Эта туча периодически нависала над дебатами по поводу вейцмановского проекта "смешанного агентства" на третьей Всемирной конференции партии в Вене в конце декабря. Осуждаемый со всех сторон, проект, если он будет принят, ставил перед каждым делегатом вопрос, может ли Ревизионистское движение оставаться частью Сионистской организации, потерявшей свой демократический характер и деформированной собственными политическими целями.
Вопрос, хотя и произнесенный в некоторых выступлениях, остался, в общем, непоставленным. Сионистский конгресс еще формально не решился на расширение агентства, и ни Жаботинский, ни Гроссман (для которого даже мысль о выходе из Сионистской организации была страшна) не были заинтересованы в открытой конфронтации. Поэтому Жаботинский ясно заявил в своей первой речи, что принятие плана Еврейского агентства не означает, что ревизионисты выйдут из Сионистской организации. Таким образом, резолюцию приняли единогласно, имея в виду постоянное участие Ревизионистского объединения в Сионистской организации. Однако в ней содержалось заверение:
"…продолжать борьбу за восстановление (курсив мой. — Ш. К.) Сионистской организации как единственного исполнителя функций Еврейского агентства"[181].
Существовала еще одна, меньшая, но острая проблема, которую нельзя было отложить: проблема "независимых политических действий" ревизионистского движения. И снова произошла конфронтация двух идеологических школ — не по вопросу принципа, ибо все были согласны, что движение имеет право на независимые действия при пропаганде своих принципов. Но в чем "политическое" действие отличалось от пропаганды принципов? Когда оглядываешься назад, то кажется, что это сгущалось до контактов с иностранными государствами, но даже тут минималисты сумели достичь reductio ad absurdum (сведения к абсурду): Жаботинского стали критиковать за то, что он во время своего пребывания в Лондоне в апреле 1928 года установил — или восстановил — свои контакты с британскими государственными деятелями.

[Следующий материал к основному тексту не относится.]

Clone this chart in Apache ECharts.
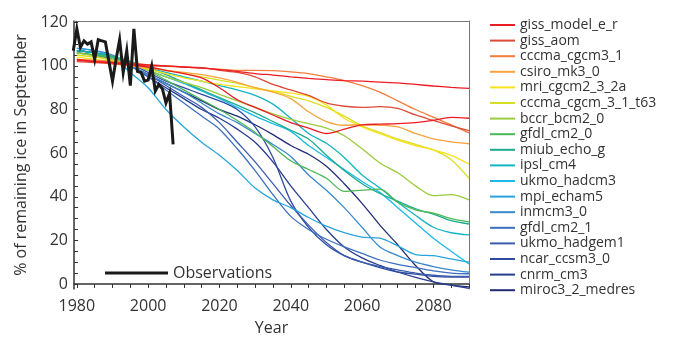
<!DOCTYPE html>
<html><head><meta charset="utf-8">
<script src="https://cdn.jsdelivr.net/npm/echarts@6/dist/echarts.min.js"></script>
<style>html,body{margin:0;padding:0;background:#fff}#c{width:678px;height:341px}</style>
</head><body><div id="c"></div>
<script>
// ---------- data ----------
const years = [1980,1985,1990,1995,2000,2005,2010,2015,2020,2025,2030,2035,2040,2045,2050,2055,2060,2065,2070,2075,2080,2085,2090];

const giss_model_e_r      = [102.5,102,101.5,101,100.5,100,99.5,99,98.3,97.5,96.5,95.8,95,94.3,93.7,93.3,93,92.6,92.2,91.5,90.8,90.2,89.7];
const giss_model_e_r_b    = [103,102,101.5,100.5,99.5,98,96.5,94.5,90,84.5,81,77.5,74,71.5,69,71,73,73.3,73.5,74,75,76.4,76];
const giss_aom            = [102,101.5,101,100.5,100,99.8,99.5,99.2,98,97,95,91.5,89,86.5,83,81.5,81,81.3,80.5,77.5,75,72.5,70.3];
const cccma_cgcm3_1       = [103,102.5,102,101.5,100.5,100,99.5,99,98.5,98,98,97.8,97.3,96.5,95,93.3,91,88,84,80,76.5,73,69.3];
const csiro_mk3_0         = [103,102,101,100,99,98,97,96,94.5,92.5,90,88,85,79,74.5,72.8,73,72.8,72,69,66.5,65.2,64.3];
const mri_cgcm2_3_2a      = [104,103,102,100.5,98.5,96.5,94.5,93,91.5,90.5,89.5,88.5,87.5,86,82,76,72,69,66,63.5,61.5,59,55];
const cccma_cgcm_3_1_t63  = [105,104,102.5,101,99.5,98,96.5,95,93.5,92,90,88.3,86,84,81,77,72.5,69.5,66.5,64,61.5,57,48.5];
const bccr_bcm2_0         = [106,104.5,103,101,98,95,92.5,90,87,84,81,78,75.5,73.5,71.5,68,62,55.5,51,45,40.5,41,38.6];
const gfdl_cm2_0          = [106,105,104,101.5,98,93.5,89,84.5,80,75,69.5,63,56.5,52.5,48.5,42.5,43,43.5,37.5,34,32.5,30,28.5];
const miub_echo_g         = [107,106,104.5,102,99,96,92.5,89,85.5,82,78.5,74.5,70.5,66.5,59,52,46,41.5,38,34.5,32,29,27.5];
const ipsl_cm4            = [106,105,104,102,99.5,97,95,93,91,89,86.5,82.5,76,69,64.5,58,50,44,37.5,31.5,26,23.5,22.5];
const ukmo_hadcm3         = [107,106,104,101.5,98,95,92,88.5,85,81,77,73.5,70,63.5,58,52.5,47,42,35,28,21,15,9.2];
const mpi_echam5          = [108,107,104,97,90,80,72,65,59,52,44,38.6,35,30.5,26.5,23.5,21.5,21,17.5,13.5,13,11.5,10];
const inmcm3_0            = [107,106,104,100,96,92,88,83,78,74,69,64,58.5,50,43,35,26,17,13,10,8,6.5,5.4];
const gfdl_cm2_1          = [108,107,105,100,95,89,83,77,71,62,52,41,31,25,20.5,17,14,11,9,7.5,6,5,4.7];
const ukmo_hadgem1        = [107,106,104,100,96,91,86,81,74,65,56,46,36,27,19,13,10,8,6.5,5,4,3.5,3.5];
const ncar_ccsm3_0        = [107,106,104,101,97,93,90,87,84,80,72,58,38,26,18,13,10,7.5,5.5,4.5,3.5,3.2,3.2];
const cnrm_cm3            = [107,106,104,100,95,90,85,80,76,71,65,56,45,35,25,17,12,8.5,5.5,3,1,-0.5,-2];
const miroc3_2_medres     = [106,105,103,100,96,92,88,84,80,77,73,68.5,63.5,59.5,54,46,37,27,18,8.5,1,-0.5,-1.3];

const obsYears  = [1979,1980,1981,1982,1983,1984,1985,1986,1987,1988,1989,1990,1991,1992,1993,1994,1995,1996,1997,1998,1999,2000,2001,2002,2003,2004,2005,2006,2007];
const obsValues = [107,117,108.5,111.5,110,111,103,112,111.5,111,102,93,103,112,97,107,91,117,97.5,97,93,93.5,100,88.5,91.5,89.5,83,87.5,64];

const modelNames = ['giss_model_e_r','giss_aom','cccma_cgcm3_1','csiro_mk3_0','mri_cgcm2_3_2a','cccma_cgcm_3_1_t63','bccr_bcm2_0','gfdl_cm2_0','miub_echo_g','ipsl_cm4','ukmo_hadcm3','mpi_echam5','inmcm3_0','gfdl_cm2_1','ukmo_hadgem1','ncar_ccsm3_0','cnrm_cm3','miroc3_2_medres'];
const modelColors = ['#ed1c24','#dc4a38','#f47c3c','#f9a33a','#f8e11a','#d7df23','#9acb3c','#4cb757','#1daa8e','#14b4c4','#1cb9e9','#27a4dd','#3a88cc','#3e6fbd','#3b5cae','#2f4aa2','#283c90','#212c74'];

const runs = [
  ['giss_model_e_r', giss_model_e_r],
  ['giss_model_e_r', giss_model_e_r_b],
  ['giss_aom', giss_aom],
  ['cccma_cgcm3_1', cccma_cgcm3_1],
  ['csiro_mk3_0', csiro_mk3_0],
  ['mri_cgcm2_3_2a', mri_cgcm2_3_2a],
  ['cccma_cgcm_3_1_t63', cccma_cgcm_3_1_t63],
  ['bccr_bcm2_0', bccr_bcm2_0],
  ['gfdl_cm2_0', gfdl_cm2_0],
  ['miub_echo_g', miub_echo_g],
  ['ipsl_cm4', ipsl_cm4],
  ['ukmo_hadcm3', ukmo_hadcm3],
  ['mpi_echam5', mpi_echam5],
  ['inmcm3_0', inmcm3_0],
  ['gfdl_cm2_1', gfdl_cm2_1],
  ['ukmo_hadgem1', ukmo_hadgem1],
  ['ncar_ccsm3_0', ncar_ccsm3_0],
  ['cnrm_cm3', cnrm_cm3],
  ['miroc3_2_medres', miroc3_2_medres]
];

const xTicks = []; for (let y = 1980; y <= 2090; y += 5) xTicks.push(y);
const xLabels = [1980,2000,2020,2040,2060,2080];
const yTicks = []; for (let v = 0; v <= 120; v += 5) yTicks.push(v);
const yLabels = [0,20,40,60,80,100,120];

// ---------- chart ----------
const FONT = 'Open Sans';
const chart = echarts.init(document.getElementById('c'), null, {renderer:'canvas'});

const series = runs.slice().reverse().map(([name, vals]) => ({
  name, type:'line', symbol:'none', smooth:0.3, animation:false,
  color: modelColors[modelNames.indexOf(name)],
  lineStyle:{width:1.3},
  data: years.map((y,i)=>[y, vals[i]])
}));
series.push({
  name:'Observations', type:'line', symbol:'none', animation:false,
  color:'#1a1a1a', lineStyle:{width:3, join:'miter'},
  data: obsYears.map((y,i)=>[y, obsValues[i]])
});

chart.setOption({
  animation:false,
  textStyle:{fontFamily:FONT},
  grid:{left:74, right:209, top:21, bottom:49},
  xAxis:[{
    type:'value', min:1979.2, max:2090,
    name:'Year', nameLocation:'middle', nameGap:31,
    nameTextStyle:{fontSize:16, color:'#333', fontFamily:FONT},
    axisLine:{show:true, lineStyle:{color:'#333', width:1.5}},
    axisTick:{show:true, inside:false, length:4, customValues:xTicks, lineStyle:{color:'#333', width:1}},
    axisLabel:{customValues:xLabels, formatter:(v)=>String(v), fontSize:16, color:'#333', margin:9, fontFamily:FONT},
    splitLine:{show:false}
  },{
    type:'value', position:'top', min:1979.2, max:2090,
    axisLine:{show:true, onZero:false, lineStyle:{color:'#777', width:1}},
    axisTick:{show:false}, axisLabel:{show:false}, splitLine:{show:false}
  }],
  yAxis:[{
    type:'value', min:-2.3, max:120.6,
    name:'% of remaining ice in September', nameLocation:'middle', nameGap:43, nameRotate:90,
    nameTextStyle:{fontSize:16, color:'#333', fontFamily:FONT},
    axisLine:{show:true, onZero:false, lineStyle:{color:'#333', width:1.5}},
    axisTick:{show:true, inside:true, length:4, customValues:yTicks, lineStyle:{color:'#333', width:1}},
    axisLabel:{customValues:yLabels, formatter:(v)=>String(v), fontSize:16, color:'#333', margin:6, fontFamily:FONT},
    splitLine:{show:false}
  },{
    type:'value', position:'right', min:-2.3, max:120.6,
    axisLine:{show:true, onZero:false, lineStyle:{color:'#777', width:1}},
    axisTick:{show:false}, axisLabel:{show:false}, splitLine:{show:false}
  }],
  legend:[{
    orient:'vertical', left:485, top:12.2, selectedMode:false,
    icon:'rect', itemWidth:25, itemHeight:2, itemGap:0,
    textStyle:{fontSize:14, lineHeight:15.6, color:'#333', fontFamily:FONT},
    data: modelNames
  },{
    orient:'horizontal', left:100, top:259.5, selectedMode:false,
    icon:'rect', itemWidth:63, itemHeight:3,
    textStyle:{fontSize:16, lineHeight:17, color:'#333', fontFamily:FONT},
    data:['Observations']
  }],
  series
});
</script></body></html>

Он встречался с Веджвудом, и с Кенворти, и с министром колоний Эмери и участвовал в обеде со многими другими важными политическими деятелями.
Ответ Жаботинского был недвусмысленным. Когда ему сказали, что Сионистское правление расценивает его участие в этих встречах как вторжение на их территорию, он написал: "Это не их дело. Эмери пригласил меня сам — у меня есть его письмо с приглашением, а все остальные — это мои старые знакомые"[182].
На конференции все стороны выразили удовлетворение успокоительной формой, которую Жаботинский придал понятию "политических действий": "которые не буду нарушать прерогативы Сионистского правления".
Особенно долго и бурно обсуждалась тема о представителях ишува в Лондоне. Жаботинский подробно объяснил множество специфических проблем, с которыми сталкивается ишув, — в частности, враждебные действия Британии в экономической сфере и дискриминация иврита, — что, в конце концов, было частью общего наступления на сионизм, но чего Сионистское правление не хотело и не хочет обсуждать. Тем не менее против его предложения выступило столько же ораторов (в том числе все другие члены правления), сколько и за него (включая делегатов от Палестины и некоторых из Европы). Возможно, в этом голосовании Жаботинский мог выиграть, но это не разрешило бы проблемы, а о принципах речи не было. Но тут Жаботинский опять-таки не был заинтересован в раскрытии карт и согласился на то, чтобы отложить проблему. Палестинскую делегацию конференция попросила не настаивать в "Ваад Леуми" на ее решении. В последующие месяцы этот комитет, которому предстояло назначить делегацию, превратился в резиновую печать для проводимой Сионистским правлением политики. Идея независимой палестинской делегации в Лондоне постепенно увядала и умерла.